## Download & Collation Module

This module contains two helper functions to streamline acquiring and consolidating raw response files from a remote server:


### 1. `download_answer_files(cloud_url, save_folder, total_files)`

- **Objective**  
  Retrieve sequentially named text files (`a1.txt`, `a2.txt`, etc.) from a specified cloud endpoint and store them locally under standardized filenames.

- **Parameters**  
  - `cloud_url` (str): Base URL hosting the files (e.g. `https://example.com/answers`)  
  - `save_folder` (str): Target directory for saving downloads (e.g. `data/`)  
  - `total_files` (int): Number of files to fetch  

- **Process**  
  1. Create `save_folder` if it does not exist.  
  2. Iterate from 1 to `total_files`.  
  3. Download each file via HTTP GET.  
  4. Save each response as `answers_respondent_{i}.txt`, and log success or failure.

- **Code**

In [None]:
import os
import requests

def download_answer_files(cloud_url, save_folder, total_files):
    # Create the folder if it doesn't exist
    if not os.path.exists(save_folder):
        os.mkdir(save_folder)

    # Download each file
    for i in range(1, total_files + 1):
        url = f"{cloud_url}/answers_respondent_{i}.txt"
        file_name = f"answers_respondent_{i}.txt"
        file_path = os.path.join(save_folder, file_name)
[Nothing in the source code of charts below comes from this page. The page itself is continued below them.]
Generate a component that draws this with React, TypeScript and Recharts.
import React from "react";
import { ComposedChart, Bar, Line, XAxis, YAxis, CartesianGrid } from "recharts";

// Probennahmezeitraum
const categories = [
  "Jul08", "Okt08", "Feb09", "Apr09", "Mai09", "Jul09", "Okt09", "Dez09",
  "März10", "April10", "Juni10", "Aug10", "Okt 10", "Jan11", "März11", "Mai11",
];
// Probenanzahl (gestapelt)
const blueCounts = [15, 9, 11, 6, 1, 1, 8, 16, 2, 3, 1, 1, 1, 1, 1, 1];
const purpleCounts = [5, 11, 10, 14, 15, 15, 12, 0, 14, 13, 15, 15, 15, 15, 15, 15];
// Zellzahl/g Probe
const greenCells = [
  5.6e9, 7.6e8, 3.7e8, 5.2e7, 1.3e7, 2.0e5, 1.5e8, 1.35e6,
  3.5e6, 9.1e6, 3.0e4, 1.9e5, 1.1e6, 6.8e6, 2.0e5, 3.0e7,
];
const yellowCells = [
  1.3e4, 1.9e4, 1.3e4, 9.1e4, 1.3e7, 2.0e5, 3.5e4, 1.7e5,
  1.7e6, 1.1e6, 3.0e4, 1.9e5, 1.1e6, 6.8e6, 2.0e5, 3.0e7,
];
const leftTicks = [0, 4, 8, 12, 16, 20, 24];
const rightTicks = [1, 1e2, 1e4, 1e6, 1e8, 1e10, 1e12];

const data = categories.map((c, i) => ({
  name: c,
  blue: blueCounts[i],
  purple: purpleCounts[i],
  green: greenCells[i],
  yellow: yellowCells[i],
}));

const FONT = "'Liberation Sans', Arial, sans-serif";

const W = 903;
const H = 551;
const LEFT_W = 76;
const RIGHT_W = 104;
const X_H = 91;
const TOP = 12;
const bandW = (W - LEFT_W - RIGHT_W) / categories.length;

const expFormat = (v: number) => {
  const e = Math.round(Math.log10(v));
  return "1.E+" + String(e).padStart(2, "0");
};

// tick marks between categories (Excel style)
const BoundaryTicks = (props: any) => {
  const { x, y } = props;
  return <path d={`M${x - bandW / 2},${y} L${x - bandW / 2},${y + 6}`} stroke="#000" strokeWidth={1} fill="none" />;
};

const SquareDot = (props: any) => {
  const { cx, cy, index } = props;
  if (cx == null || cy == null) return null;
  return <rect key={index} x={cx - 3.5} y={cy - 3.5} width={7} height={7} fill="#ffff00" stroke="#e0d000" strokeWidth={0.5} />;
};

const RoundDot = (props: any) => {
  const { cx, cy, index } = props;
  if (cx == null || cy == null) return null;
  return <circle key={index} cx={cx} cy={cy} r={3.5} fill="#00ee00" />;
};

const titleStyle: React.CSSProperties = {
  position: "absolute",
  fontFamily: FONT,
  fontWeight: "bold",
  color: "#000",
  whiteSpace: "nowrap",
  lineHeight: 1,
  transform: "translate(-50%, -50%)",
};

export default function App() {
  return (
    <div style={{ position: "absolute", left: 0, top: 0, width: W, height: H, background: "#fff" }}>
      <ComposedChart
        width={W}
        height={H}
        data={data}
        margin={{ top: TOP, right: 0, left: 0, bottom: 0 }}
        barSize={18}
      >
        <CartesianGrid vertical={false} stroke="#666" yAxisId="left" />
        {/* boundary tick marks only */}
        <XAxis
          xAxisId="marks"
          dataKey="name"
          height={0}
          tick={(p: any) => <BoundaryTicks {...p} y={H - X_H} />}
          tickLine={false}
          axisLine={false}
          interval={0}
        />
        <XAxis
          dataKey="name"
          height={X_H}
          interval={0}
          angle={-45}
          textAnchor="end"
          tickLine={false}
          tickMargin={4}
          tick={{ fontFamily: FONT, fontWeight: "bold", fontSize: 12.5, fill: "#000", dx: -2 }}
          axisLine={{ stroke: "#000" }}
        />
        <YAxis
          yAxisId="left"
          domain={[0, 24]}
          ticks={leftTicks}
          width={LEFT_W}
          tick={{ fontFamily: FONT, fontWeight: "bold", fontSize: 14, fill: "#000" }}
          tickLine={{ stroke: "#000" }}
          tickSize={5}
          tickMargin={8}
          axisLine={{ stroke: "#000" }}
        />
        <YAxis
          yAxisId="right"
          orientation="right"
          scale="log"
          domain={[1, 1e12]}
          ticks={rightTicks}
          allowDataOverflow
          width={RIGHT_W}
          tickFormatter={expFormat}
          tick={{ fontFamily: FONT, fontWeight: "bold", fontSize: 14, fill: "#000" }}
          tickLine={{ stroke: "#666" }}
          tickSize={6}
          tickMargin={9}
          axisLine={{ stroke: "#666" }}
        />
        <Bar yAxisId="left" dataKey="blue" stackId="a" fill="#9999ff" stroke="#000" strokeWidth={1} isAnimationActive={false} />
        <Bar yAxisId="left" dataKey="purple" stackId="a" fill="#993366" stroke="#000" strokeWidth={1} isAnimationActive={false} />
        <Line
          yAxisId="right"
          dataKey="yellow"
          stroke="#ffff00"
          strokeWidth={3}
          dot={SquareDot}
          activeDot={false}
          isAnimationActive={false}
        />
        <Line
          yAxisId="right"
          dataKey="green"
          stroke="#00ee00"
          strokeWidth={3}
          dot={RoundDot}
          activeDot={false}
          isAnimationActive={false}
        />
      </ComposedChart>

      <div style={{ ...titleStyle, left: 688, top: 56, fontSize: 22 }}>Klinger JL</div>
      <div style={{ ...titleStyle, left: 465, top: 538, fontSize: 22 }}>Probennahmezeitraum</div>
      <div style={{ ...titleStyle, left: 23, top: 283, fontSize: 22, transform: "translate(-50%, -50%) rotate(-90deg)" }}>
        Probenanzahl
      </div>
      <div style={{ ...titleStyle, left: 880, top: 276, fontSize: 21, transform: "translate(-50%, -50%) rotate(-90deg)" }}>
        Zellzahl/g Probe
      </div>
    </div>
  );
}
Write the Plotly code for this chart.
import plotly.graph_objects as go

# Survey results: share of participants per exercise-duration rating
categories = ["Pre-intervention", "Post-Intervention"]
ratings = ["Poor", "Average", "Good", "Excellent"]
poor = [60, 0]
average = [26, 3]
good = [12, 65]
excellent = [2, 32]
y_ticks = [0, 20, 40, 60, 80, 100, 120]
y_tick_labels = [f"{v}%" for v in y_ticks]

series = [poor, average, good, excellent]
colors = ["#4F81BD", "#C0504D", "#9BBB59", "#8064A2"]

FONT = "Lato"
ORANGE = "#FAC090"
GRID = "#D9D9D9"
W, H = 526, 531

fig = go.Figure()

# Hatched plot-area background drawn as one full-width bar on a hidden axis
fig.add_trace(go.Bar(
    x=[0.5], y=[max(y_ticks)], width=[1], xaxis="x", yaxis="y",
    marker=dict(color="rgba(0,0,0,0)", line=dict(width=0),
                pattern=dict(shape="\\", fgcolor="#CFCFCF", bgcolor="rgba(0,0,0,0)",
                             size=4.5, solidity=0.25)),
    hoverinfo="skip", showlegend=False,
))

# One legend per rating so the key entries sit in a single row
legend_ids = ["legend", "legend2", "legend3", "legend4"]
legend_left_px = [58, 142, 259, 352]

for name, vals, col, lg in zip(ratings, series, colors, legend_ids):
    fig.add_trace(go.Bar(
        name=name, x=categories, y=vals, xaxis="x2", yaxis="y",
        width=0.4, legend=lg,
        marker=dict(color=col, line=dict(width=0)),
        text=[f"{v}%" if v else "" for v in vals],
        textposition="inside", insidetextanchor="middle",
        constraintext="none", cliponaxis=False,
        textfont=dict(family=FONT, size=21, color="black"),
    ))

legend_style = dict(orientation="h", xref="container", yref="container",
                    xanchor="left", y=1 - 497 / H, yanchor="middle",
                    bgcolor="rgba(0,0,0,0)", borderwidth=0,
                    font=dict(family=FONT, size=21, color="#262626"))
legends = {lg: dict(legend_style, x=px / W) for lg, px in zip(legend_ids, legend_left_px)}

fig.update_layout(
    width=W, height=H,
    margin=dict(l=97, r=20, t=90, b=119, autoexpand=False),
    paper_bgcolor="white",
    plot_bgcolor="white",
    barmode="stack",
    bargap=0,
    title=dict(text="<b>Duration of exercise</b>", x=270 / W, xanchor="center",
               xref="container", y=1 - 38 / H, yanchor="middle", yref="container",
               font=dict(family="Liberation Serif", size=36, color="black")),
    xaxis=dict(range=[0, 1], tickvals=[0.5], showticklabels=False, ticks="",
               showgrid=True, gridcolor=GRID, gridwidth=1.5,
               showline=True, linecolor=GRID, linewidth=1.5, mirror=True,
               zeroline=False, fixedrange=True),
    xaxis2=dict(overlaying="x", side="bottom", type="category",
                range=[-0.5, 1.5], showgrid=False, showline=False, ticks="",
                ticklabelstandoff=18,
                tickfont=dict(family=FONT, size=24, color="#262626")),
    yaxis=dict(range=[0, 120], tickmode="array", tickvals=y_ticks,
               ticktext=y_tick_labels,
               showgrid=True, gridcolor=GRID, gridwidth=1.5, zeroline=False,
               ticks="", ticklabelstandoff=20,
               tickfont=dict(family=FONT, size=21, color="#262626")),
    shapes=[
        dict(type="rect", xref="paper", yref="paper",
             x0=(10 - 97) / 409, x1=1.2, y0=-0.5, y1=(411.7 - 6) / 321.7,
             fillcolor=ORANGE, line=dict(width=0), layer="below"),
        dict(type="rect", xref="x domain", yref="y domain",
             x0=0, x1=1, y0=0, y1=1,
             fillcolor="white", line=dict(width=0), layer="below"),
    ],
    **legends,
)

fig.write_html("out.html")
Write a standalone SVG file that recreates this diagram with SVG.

        response = requests.get(url)
        if response.status_code == 200:
            with open(file_path, "wb") as f:
                f.write(response.content)
            print(f"Saved: {file_name}")
        else:
            print(f"Failed to download: {url}")

### 2. `collate_answer_files(folder_path)`

- **Objective**  
  Merge all individual `answers_respondent_*.txt` files into a single document, with clear separators between each respondent’s input.

- **Parameters**  
  - `folder_path` (str): Path to the directory containing the downloaded respondent files  

- **Process**  
  1. Ensure an `output/` directory exists.  
  2. Open `output/collated_answers.txt` for writing.  
  3. Identify and sort all files matching `answers_respondent_{i}.txt` by their index.  
  4. Append each file’s contents to the output file, inserting a line with `*` between entries.

- **Code**

In [1]:
def collate_answer_files(folder_path):
    # Create output folder
    if not os.path.exists("output"):
        os.mkdir("output")

    # Open the final file for writing
    with open("output/collated_answers.txt", "w", encoding="utf-8") as out_file:
        # Find and sort all respondent files
        files = [f for f in os.listdir(folder_path) if f.startswith("answers_respondent_")]
        files.sort(key=lambda x: int(x.split("_")[-1].split(".")[0]))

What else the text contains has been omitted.